I am also concerned that the employer had no notice that the majority intended to require the employer to defend itself against discrimination under the use of lawful substances. The notice of hearing mentions issues of misconduct, quit, able and available, suspension of work because the person was unable or unavailable for work.

There are public policy reasons to recognize the return to work agreement as connected to the employe's work. The employer in this case obviously worked with the employe over the years. It allowed the employe to get treatment and return to work.

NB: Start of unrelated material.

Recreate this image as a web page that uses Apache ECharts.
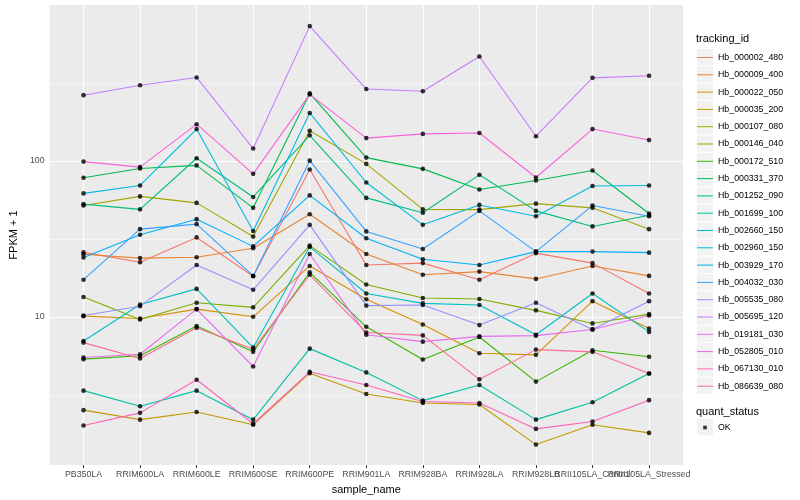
<!DOCTYPE html>
<html><head><meta charset="utf-8">
<script src="https://cdn.jsdelivr.net/npm/echarts@6/dist/echarts.min.js"></script>
<style>html,body{margin:0;padding:0;background:#fff}#c{width:800px;height:500px}</style>
</head><body><div id="c"></div>
<script>
// ---------- data ----------
const categories = ['PB350LA','RRIM600LA','RRIM600LE','RRIM600SE','RRIM600PE','RRIM901LA','RRIM928BA','RRIM928LA','RRIM928LB','RRII105LA_Control','RRII105LA_Stressed'];
const trackingIds = ['Hb_000002_480','Hb_000009_400','Hb_000022_050','Hb_000035_200','Hb_000107_080','Hb_000146_040','Hb_000172_510','Hb_000331_370','Hb_001252_090','Hb_001699_100','Hb_002660_150','Hb_002960_150','Hb_003929_170','Hb_004032_030','Hb_005535_080','Hb_005695_120','Hb_019181_030','Hb_052805_010','Hb_067130_010','Hb_086639_080'];
const hb_000002_480 = [25.9, 22.4, 32.3, 18.2, 88, 21.5, 22.1, 17.3, 25.6, 22.1, 14.1];
const hb_000009_400 = [25.2, 23.8, 24.1, 27.5, 45.5, 25.3, 18.6, 19.5, 17.5, 21.2, 18.3];
const hb_000022_050 = [10.1, 9.75, 11.2, 10.0, 21.2, 12.96, 8.93, 5.84, 5.70, 12.6, 8.42];
const hb_000035_200 = [2.52, 2.19, 2.45, 2.03, 4.35, 3.20, 2.80, 2.74, 1.515, 2.03, 1.80];
const hb_000107_080 = [51.7, 59.2, 53.8, 32.7, 156, 95.7, 48.9, 48.7, 53.2, 50, 36.5];
const hb_000146_040 = [13.4, 9.6, 12.3, 11.5, 28.6, 16.1, 13.2, 13.0, 11.0, 9.07, 10.4];
const hb_000172_510 = [5.35, 5.62, 8.72, 5.96, 19.3, 8.63, 5.32, 7.42, 3.84, 6.10, 5.54];
const hb_000331_370 = [78, 89.3, 93.6, 50, 271, 105, 88.9, 65.6, 74.9, 86.8, 46];
const hb_001252_090 = [52.8, 48.9, 104, 58.7, 146, 57.9, 46.5, 81.4, 47.8, 38, 44.8];
const hb_001699_100 = [3.36, 2.67, 3.36, 2.19, 6.25, 4.40, 2.90, 3.65, 2.19, 2.83, 4.33];
const hb_002660_150 = [7.0, 12.0, 15.1, 6.35, 28.1, 14.1, 12.2, 11.9, 7.68, 14.1, 8.0];
const hb_002960_150 = [61.9, 69.6, 160, 35.5, 203, 72.7, 38.9, 52.2, 44.2, 69, 69.6];
const hb_003929_170 = [24, 33.6, 42.3, 28.3, 60.1, 31.9, 23.4, 21.5, 26.2, 26.2, 25.8];
const hb_004032_030 = [17.3, 36.5, 39.3, 18.3, 100.4, 35.3, 27.2, 47.8, 26.2, 51.7, 44.2];
const hb_005535_080 = [10.2, 11.7, 21.5, 14.9, 38.9, 11.8, 11.9, 8.85, 12.3, 8.3, 12.6];
const hb_005695_120 = [264, 306, 343, 120, 732, 289, 280, 467, 144, 341, 352];
const hb_019181_030 = [5.48, 5.75, 11.2, 4.80, 25.3, 7.68, 6.93, 7.49, 7.57, 8.3, 10.2];
const hb_052805_010 = [99, 91.2, 172, 82.6, 267, 140, 149, 151, 78.3, 160, 136];
const hb_067130_010 = [2.01, 2.42, 3.95, 2.06, 4.44, 3.65, 2.86, 2.80, 1.91, 2.13, 2.92];
const hb_086639_080 = [6.83, 5.40, 8.51, 6.19, 18.6, 7.94, 7.60, 3.97, 6.16, 5.96, 4.33];
const seriesValues = [hb_000002_480, hb_000009_400, hb_000022_050, hb_000035_200, hb_000107_080, hb_000146_040, hb_000172_510, hb_000331_370, hb_001252_090, hb_001699_100, hb_002660_150, hb_002960_150, hb_003929_170, hb_004032_030, hb_005535_080, hb_005695_120, hb_019181_030, hb_052805_010, hb_067130_010, hb_086639_080];
const statusLabel = 'OK';
const yTickValues = [10, 100];
const yMinorValues = [3.1623, 31.623, 316.23];

// ---------- style ----------
const palette = ['#F8766D','#EA8331','#D89000','#C09B00','#A3A500','#7CAE00','#39B600','#00BB4E','#00BF7D','#00C1A3','#00BFC4','#00BAE0','#00B0F6','#35A2FF','#9590FF','#C77CFF','#E76BF3','#FA62DB','#FF62BC','#FF6C91'];
const FONT = 'Liberation Sans, Arial, Helvetica, sans-serif';
const catIdx = categories.map((c, i) => i);
const evenIdx = catIdx.filter(i => i % 2 === 0);
const oddIdx = catIdx.filter(i => i % 2 === 1);
const legendLeft = 697, legendTop = 49, keyW = 16, keyH = 17, keyGap = 0.3;
const legend2Top = 419;

const lineSeries = trackingIds.map((name, s) => ({
  name: name,
  type: 'line',
  data: seriesValues[s].map((v, i) => [i, v]),
  symbol: 'none',
  lineStyle: { color: palette[s], width: 1.1 },
  itemStyle: { color: palette[s] },
  z: 2, silent: true, animation: false
}));

const points = [];
seriesValues.forEach(arr => arr.forEach((v, i) => points.push([i, v])));

const gridSeries = {
  name: '__grid', type: 'line', data: [[0, 10]], symbol: 'none',
  lineStyle: { opacity: 0, width: 0 }, silent: true, animation: false, z: 1,
  markLine: {
    silent: true, symbol: ['none', 'none'], animation: false, z: 1,
    label: { show: false },
    data: [
      ...yMinorValues.map(v => ({ yAxis: v, lineStyle: { color: '#FFFFFF', width: 0.53, type: 'solid' } })),
      ...yTickValues.map(v => ({ yAxis: v, lineStyle: { color: '#FFFFFF', width: 1.07, type: 'solid' } })),
      ...catIdx.map(i => ({ xAxis: i, lineStyle: { color: '#FFFFFF', width: 1.07, type: 'solid' } }))
    ]
  }
};

const keyBoxes = [];
for (let i = 0; i < trackingIds.length; i++) {
  keyBoxes.push({ type: 'rect', shape: { x: legendLeft, y: legendTop + i * (keyH + keyGap), width: keyW, height: keyH - 0.7 }, style: { fill: '#F2F2F2' }, silent: true, z: -1 });
}
keyBoxes.push({ type: 'rect', shape: { x: legendLeft, y: legend2Top, width: keyW, height: keyH - 0.7 }, style: { fill: '#F2F2F2' }, silent: true, z: -1 });

const xLabelStyle = { formatter: v => categories[Math.round(v)] || '', color: '#4D4D4D', fontSize: 8.8, margin: 5, hideOverlap: false, fontFamily: FONT };

const option = {
  animation: false,
  color: palette,
  textStyle: { fontFamily: FONT },
  title: [
    { text: 'tracking_id', left: 696, top: 33, padding: 0, textStyle: { fontSize: 11, fontWeight: 'normal', color: '#000', fontFamily: FONT } },
    { text: 'quant_status', left: 696, top: 406, padding: 0, textStyle: { fontSize: 11, fontWeight: 'normal', color: '#000', fontFamily: FONT } }
  ],
  grid: { left: 40, right: 117, top: 5, bottom: 32, show: true, backgroundColor: '#EBEBEB', borderWidth: 0, containLabel: false },
  xAxis: [{
    type: 'value', min: -0.6, max: 10.6, position: 'bottom',
    name: 'sample_name', nameLocation: 'middle', nameGap: 15,
    nameTextStyle: { fontSize: 11, color: '#000', fontFamily: FONT },
    axisLine: { show: false },
    axisTick: { show: true, length: 3, customValues: catIdx, lineStyle: { color: '#333333', width: 1 } },
    axisLabel: Object.assign({ customValues: evenIdx }, xLabelStyle),
    splitLine: { show: false }
  }, {
    type: 'value', min: -0.6, max: 10.6, position: 'bottom', offset: 0,
    axisLine: { show: false },
    axisTick: { show: false },
    axisLabel: Object.assign({ customValues: oddIdx }, xLabelStyle),
    splitLine: { show: false }
  }],
  yAxis: {
    type: 'log', logBase: 10, min: 1.119, max: 1000,
    name: 'FPKM + 1', nameLocation: 'middle', nameGap: 23, nameRotate: 90,
    nameTextStyle: { fontSize: 11, color: '#000', fontFamily: FONT },
    axisLine: { show: false },
    axisTick: { show: true, length: 3, customValues: yTickValues, lineStyle: { color: '#333333', width: 1 } },
    axisLabel: { customValues: yTickValues, formatter: v => String(Math.round(v)), color: '#4D4D4D', fontSize: 8.8, margin: 5, fontFamily: FONT },
    splitLine: { show: false }, minorSplitLine: { show: false }
  },
  legend: [
    {
      data: trackingIds, orient: 'vertical', left: legendLeft, top: legendTop, padding: 0,
      itemWidth: keyW, itemHeight: keyH, itemGap: keyGap, selectedMode: false,
      icon: 'path://M0,0 M16,17 M0,8 L16,8 L16,9 L0,9 Z',
      itemStyle: { borderWidth: 0 },
      textStyle: { fontSize: 8.8, color: '#000', fontFamily: FONT }
    },
    {
      data: [statusLabel], orient: 'vertical', left: legendLeft, top: legend2Top, padding: 0,
      itemWidth: keyW, itemHeight: keyH, itemGap: 0, selectedMode: false,
      icon: 'path://M0,0 M16,17 M6.2,6.7 L9.8,6.7 L9.8,10.3 L6.2,10.3 Z',
      itemStyle: { borderWidth: 0 },
      textStyle: { fontSize: 8.8, color: '#000', fontFamily: FONT }
    }
  ],
  graphic: keyBoxes,
  series: [gridSeries, ...lineSeries, {
    name: statusLabel, type: 'scatter', data: points, symbol: 'circle', symbolSize: 4.6,
    itemStyle: { color: '#000000' }, z: 3, silent: true, animation: false
  }]
};

const chart = echarts.init(document.getElementById('c'), null, { renderer: 'canvas' });
chart.setOption(option);
</script>
</body></html>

Certainly we do not want to discourage an employer from encouraging alcoholics to seek treatment when necessary.

For these reasons, I would affirm the administrative law judge's finding that the employe was discharged for misconduct connected with his employment.

Pamela I. Anderson, Commissioner

cc: ATTORNEY PATRICK A DEWANE JR
DEWANE DEWANE KUMMER LAMBERT & FOX LLP


[ Search UC Decisions ] - [ UC Digest - Main Index ] - [ UC Legal Resources ] - [ LIRC Home Page ]


Footnotes:

(1)( Back ) The Wisconsin Fair Employment Act makes it unlawful for an employer to take adverse action against an employe because of his use of a lawful product off the employer's premises during nonworking hours, unless the off-duty use of the lawful product falls within certain enumerated exceptions. One such exception applies where the use of lawful products impairs the individual's ability to undertake adequately the job-related responsibilities of that individual's employment. See Wis. Stat. §§ 111.321, 111.322 and 111.35(2)(a).

(2)( Back ) The dissenting commissioner identifies several work-related reasons for regulating the employe's off-duty consumption of alcohol which, had they been raised by the employer, might have established a reasonable relationship between the employe's off-duty conduct and his job. The majority, however, has limited its decision to the evidence in the record before it.